Monday, April 22, 2013

Call Me Archaic

When people discover that my manuscripts are first handwritten, they cannot believe that I do all that extra work. Most writers type their first drafts. Very few of us bother with pen and paper.

The funny thing is that I type my blog posts directly into Word. No pen, no paper and no ink on my hands. Blog posts are relatively short. I type them. Read them over. Read them aloud. Fix typos. Format. Preview. Post.

One day, an idea popped into my head. It was the beginning scene for a new story. The kind of story I did not know if I would do. Sure, I wrote a dystopian science fiction, but would I touch a space opera?

I did. And I decided to write it solely on the computer.

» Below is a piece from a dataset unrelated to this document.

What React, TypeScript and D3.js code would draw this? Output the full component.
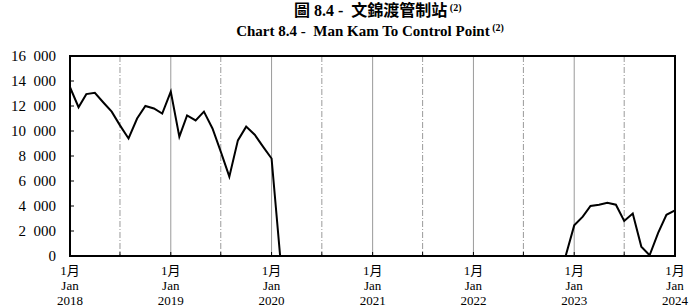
import * as React from "react";
import * as d3 from "d3";

// monthly values, Jan 2018 .. Jan 2024
const startMonth = new Date(2018, 0, 1);
const values2018 = [13500, 11900, 12950, 13050, 12300, 11550, 10450, 9400, 11000, 12000, 11800, 11400];
const values2019 = [13150, 9550, 11250, 10850, 11550, 10200, 8350, 6350, 9250, 10350, 9700, 8750];
const values2020 = [7800, 0, 0, 0, 0, 0, 0, 0, 0, 0, 0, 0];
const values2021 = [0, 0, 0, 0, 0, 0, 0, 0, 0, 0, 0, 0];
const values2022 = [0, 0, 0, 0, 0, 0, 0, 0, 0, 0, 0, 0];
const values2023 = [2450, 3150, 4000, 4100, 4250, 4100, 2800, 3400, 750, 60, 1850, 3300];
const values2024 = [3650];

const yTicks = [0, 2000, 4000, 6000, 8000, 10000, 12000, 14000, 16000];
const yearLabels = ["2018", "2019", "2020", "2021", "2022", "2023", "2024"];

const W = 690;
const H = 308;
const margin = { top: 56, right: 15, bottom: 52, left: 70 };

const serif = "'Liberation Serif', 'Times New Roman', serif";

export default function App() {
  const values = [...values2018, ...values2019, ...values2020, ...values2021, ...values2022, ...values2023, ...values2024];
  const data = values.map((v, i) => ({ date: d3.timeMonth.offset(startMonth, i), v }));
  const endMonth = data[data.length - 1].date;

  const x = d3.scaleTime().domain([startMonth, endMonth]).range([margin.left, W - margin.right]);
  const y = d3.scaleLinear().domain([0, 16000]).range([H - margin.bottom, margin.top]);

  const line = d3.line<{ date: Date; v: number }>()
    .x(d => x(d.date))
    .y(d => y(d.v));

  // thousands separated by a wide space, as in the original
  const fmt = (n: number) => d3.format(",")(n).replace(/,/g, "\u2002");

  const janDates = yearLabels.map(yr => new Date(+yr, 0, 1));
  const julDates = yearLabels.slice(0, -1).map(yr => new Date(+yr, 6, 1));
  const x0 = margin.left, x1 = W - margin.right;
  const y0 = H - margin.bottom, y1 = margin.top;

  return (
    <svg width={W} height={H} style={{ position: "absolute", left: 0, top: 0, background: "#fff" }}>
      <text x={294} y={16} fontFamily={`${serif}, 'Noto Sans CJK TC'`} fontWeight="bold" fontSize={16}>
        {"圖 8.4 -\u00a0 文錦渡管制站"}<tspan fontSize={10} dy={-5}>{"\u00a0(2)"}</tspan>
      </text>
      <text x={370} y={36} textAnchor="middle" fontFamily={serif} fontWeight="bold" fontSize={15}>
        {"Chart 8.4 -\u00a0 Man Kam To Control Point"}<tspan fontSize={10} dy={-5}>{"\u00a0(2)"}</tspan>
      </text>

      {/* gridlines */}
      {janDates.slice(1, -1).map((d, i) => (
        <line key={"j" + i} x1={x(d)} x2={x(d)} y1={y1} y2={y0} stroke="#9a9a9a" strokeWidth={1} />
      ))}
      {julDates.map((d, i) => (
        <line key={"l" + i} x1={x(d)} x2={x(d)} y1={y1} y2={y0} stroke="#9a9a9a" strokeWidth={1} strokeDasharray="6,2,1,2" />
      ))}

      {/* ticks */}
      {yTicks.map(t => (
        <line key={"yt" + t} x1={x0} x2={x0 + 4} y1={y(t)} y2={y(t)} stroke="#000" strokeWidth={1} />
      ))}
      {[...janDates, ...julDates].map((d, i) => (
        <line key={"xt" + i} x1={x(d)} x2={x(d)} y1={y0} y2={y0 - 4} stroke="#000" strokeWidth={1} />
      ))}

      <path d={line(data) ?? ""} fill="none" stroke="#000" strokeWidth={2} strokeLinejoin="miter" />

      <rect x={x0} y={y1} width={x1 - x0} height={y0 - y1} fill="none" stroke="#000" strokeWidth={2} />

      {yTicks.map(t => (
        <text key={"yl" + t} x={56} y={y(t) + 5} textAnchor="end" fontFamily={serif} fontSize={15}>
          {fmt(t)}
        </text>
      ))}

      {janDates.map((d, i) => (
        <g key={"xl" + i} fontFamily={`${serif}, 'Noto Sans CJK TC'`} fontSize={13} textAnchor="middle">
          <text x={x(d)} y={275}>1月</text>
          <text x={x(d)} y={290}>Jan</text>
          <text x={x(d)} y={305}>{yearLabels[i]}</text>
        </g>
      ))}
    </svg>
  );
}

Opening my extremely old version of Word, I typed my typical manuscript title page. When I started page 2, I changed the normal style to my self-made manuscript format style. I typed, “Chapter 1,” then hit enter.

My opening scene sprang to life magically from the blinking cursor. Black letters in times new roman filled the white page in double spaced lines. Instead of crossing out, I backspaced. Highlight and drag replaced my arrows.

The new story is told from an omniscient point of view. It switches between scenes in space and on planets. The result is many relatively short chapters. Usually when I write, I leave determining chapter breaks to the editing phase.

Three thousand words into the story, my mind no longer wanted to continue this experiment. I removed a stack of unlined paper from a ream. On the top of the page, I wrote the title, Where Pirates Go to Die. Underlined it. In the top right corner, I wrote “1,” then circled it.

Starting at the left edge, I wrote, “from Chapter 4.” Right underneath, I copied the last two lines from the screen.

Without the computer, I have penned more of my space opera. The black ink from my pen scribbles whatever flows from my brain. The pen scratches out. It arrows. It carrots where I should add the words crammed between the lines. Ink is fluid. So are my thoughts. In a digital word, I am analog.

I guess the resistance to writing equals typing makes me “old school” or a “Luddite.” Perhaps I am just an old-fashioned kind of girl. Maybe I am one of those set-in-their-ways, unchangeable people. Or perchance my brain likes to do things in its own way and not in ways that others suggest. To write fiction is to dream.